◆ Task input

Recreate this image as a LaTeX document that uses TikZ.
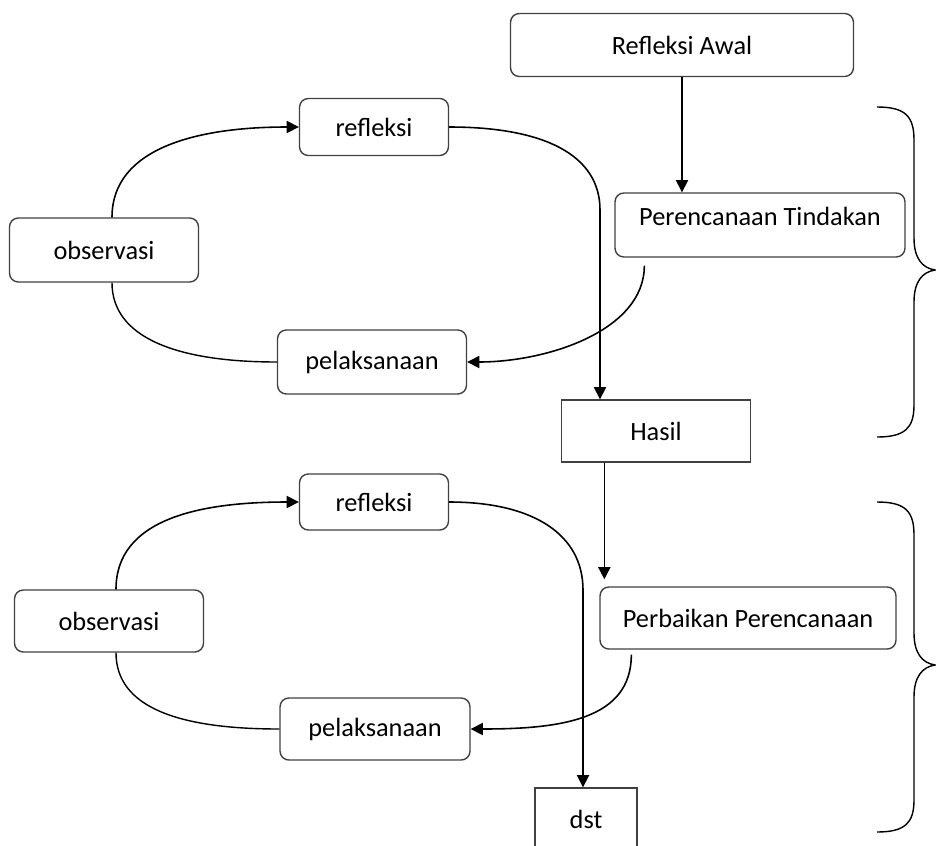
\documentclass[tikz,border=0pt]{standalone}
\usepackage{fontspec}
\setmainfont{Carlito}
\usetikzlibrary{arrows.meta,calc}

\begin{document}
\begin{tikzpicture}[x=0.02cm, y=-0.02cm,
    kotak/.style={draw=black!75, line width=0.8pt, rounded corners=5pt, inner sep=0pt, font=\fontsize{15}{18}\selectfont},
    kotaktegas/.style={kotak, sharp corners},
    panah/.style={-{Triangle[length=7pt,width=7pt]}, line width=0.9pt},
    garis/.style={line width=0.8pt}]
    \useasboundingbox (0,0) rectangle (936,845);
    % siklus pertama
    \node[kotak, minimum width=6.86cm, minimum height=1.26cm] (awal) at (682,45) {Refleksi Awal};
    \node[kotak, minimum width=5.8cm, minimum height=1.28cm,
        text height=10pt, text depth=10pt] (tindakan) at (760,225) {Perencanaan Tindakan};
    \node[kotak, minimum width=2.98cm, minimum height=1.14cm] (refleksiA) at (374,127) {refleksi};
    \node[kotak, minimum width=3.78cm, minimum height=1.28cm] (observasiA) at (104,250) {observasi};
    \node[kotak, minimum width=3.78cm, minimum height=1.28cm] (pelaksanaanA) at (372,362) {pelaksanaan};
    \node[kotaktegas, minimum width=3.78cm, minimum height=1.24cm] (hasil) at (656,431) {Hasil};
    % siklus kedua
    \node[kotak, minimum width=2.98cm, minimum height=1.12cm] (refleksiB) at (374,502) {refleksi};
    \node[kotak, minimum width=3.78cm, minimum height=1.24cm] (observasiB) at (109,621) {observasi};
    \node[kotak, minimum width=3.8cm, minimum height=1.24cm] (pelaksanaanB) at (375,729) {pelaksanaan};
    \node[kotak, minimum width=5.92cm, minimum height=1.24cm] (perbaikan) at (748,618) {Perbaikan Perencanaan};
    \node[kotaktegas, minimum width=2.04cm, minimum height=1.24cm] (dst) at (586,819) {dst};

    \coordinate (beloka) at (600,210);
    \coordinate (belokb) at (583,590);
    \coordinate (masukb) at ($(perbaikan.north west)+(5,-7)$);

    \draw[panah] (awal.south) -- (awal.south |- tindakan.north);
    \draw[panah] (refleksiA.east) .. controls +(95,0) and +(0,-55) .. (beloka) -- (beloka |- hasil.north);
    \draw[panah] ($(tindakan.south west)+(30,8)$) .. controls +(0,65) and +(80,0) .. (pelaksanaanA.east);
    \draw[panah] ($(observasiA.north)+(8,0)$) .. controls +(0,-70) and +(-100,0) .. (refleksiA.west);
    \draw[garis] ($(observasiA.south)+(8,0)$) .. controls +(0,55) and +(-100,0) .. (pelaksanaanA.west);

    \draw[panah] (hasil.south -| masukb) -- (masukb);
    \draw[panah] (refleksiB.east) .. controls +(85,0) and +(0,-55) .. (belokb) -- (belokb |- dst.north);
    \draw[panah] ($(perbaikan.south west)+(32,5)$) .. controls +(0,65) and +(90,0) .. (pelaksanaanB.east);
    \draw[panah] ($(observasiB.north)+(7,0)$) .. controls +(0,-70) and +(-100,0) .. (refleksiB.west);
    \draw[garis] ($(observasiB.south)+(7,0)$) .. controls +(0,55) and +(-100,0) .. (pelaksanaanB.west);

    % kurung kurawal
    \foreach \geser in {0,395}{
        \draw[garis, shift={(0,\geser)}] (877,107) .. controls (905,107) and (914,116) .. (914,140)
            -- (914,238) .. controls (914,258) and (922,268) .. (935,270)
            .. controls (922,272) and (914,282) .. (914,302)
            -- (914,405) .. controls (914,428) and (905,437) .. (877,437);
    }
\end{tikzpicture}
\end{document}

---

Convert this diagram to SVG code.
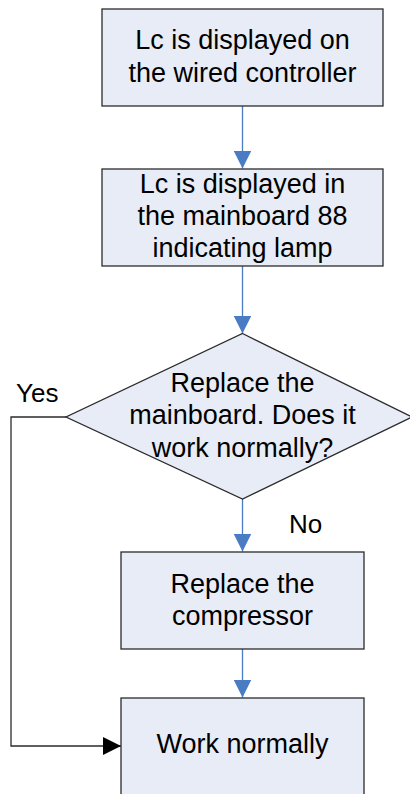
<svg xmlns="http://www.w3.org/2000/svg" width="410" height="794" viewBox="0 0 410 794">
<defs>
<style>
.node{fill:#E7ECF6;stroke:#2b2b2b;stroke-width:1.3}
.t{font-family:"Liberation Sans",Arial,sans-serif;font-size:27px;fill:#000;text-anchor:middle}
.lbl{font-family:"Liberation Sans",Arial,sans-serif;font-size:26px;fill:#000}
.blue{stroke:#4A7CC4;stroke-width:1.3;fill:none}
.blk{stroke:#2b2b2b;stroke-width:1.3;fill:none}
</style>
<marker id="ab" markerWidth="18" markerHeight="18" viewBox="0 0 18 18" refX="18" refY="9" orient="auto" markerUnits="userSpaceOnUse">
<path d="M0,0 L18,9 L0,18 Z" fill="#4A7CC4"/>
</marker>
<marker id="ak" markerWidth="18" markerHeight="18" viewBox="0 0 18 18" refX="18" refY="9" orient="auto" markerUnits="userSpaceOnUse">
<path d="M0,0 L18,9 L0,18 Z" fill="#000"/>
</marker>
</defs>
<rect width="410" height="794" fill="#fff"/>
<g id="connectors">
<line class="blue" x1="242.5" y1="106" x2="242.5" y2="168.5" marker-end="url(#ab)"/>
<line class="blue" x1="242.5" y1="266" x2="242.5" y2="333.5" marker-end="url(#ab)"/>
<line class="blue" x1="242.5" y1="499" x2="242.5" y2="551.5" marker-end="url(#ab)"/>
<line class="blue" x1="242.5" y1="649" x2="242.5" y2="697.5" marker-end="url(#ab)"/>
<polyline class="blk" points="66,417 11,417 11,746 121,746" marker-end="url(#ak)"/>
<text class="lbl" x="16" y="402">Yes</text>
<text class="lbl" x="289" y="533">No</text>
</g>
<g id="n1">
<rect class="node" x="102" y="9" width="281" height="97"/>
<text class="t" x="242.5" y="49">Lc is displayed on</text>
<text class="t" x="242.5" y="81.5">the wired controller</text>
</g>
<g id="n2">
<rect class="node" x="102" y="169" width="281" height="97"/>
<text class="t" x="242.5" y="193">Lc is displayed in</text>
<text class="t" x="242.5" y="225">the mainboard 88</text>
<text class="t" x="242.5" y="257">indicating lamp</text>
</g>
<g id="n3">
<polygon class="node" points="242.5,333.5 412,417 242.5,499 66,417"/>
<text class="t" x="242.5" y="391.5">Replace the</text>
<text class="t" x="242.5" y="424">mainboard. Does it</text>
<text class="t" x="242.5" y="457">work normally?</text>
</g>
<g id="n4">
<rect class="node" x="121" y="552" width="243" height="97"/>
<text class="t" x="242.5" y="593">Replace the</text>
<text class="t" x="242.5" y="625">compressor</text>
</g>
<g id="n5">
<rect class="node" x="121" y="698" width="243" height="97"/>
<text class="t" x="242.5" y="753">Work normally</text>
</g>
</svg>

◆ What to work on
List all lines in the material containing the string "this".

◆ Solved problem
Recreate this image as a LaTeX document that uses TikZ.
Convert this diagram to SVG code.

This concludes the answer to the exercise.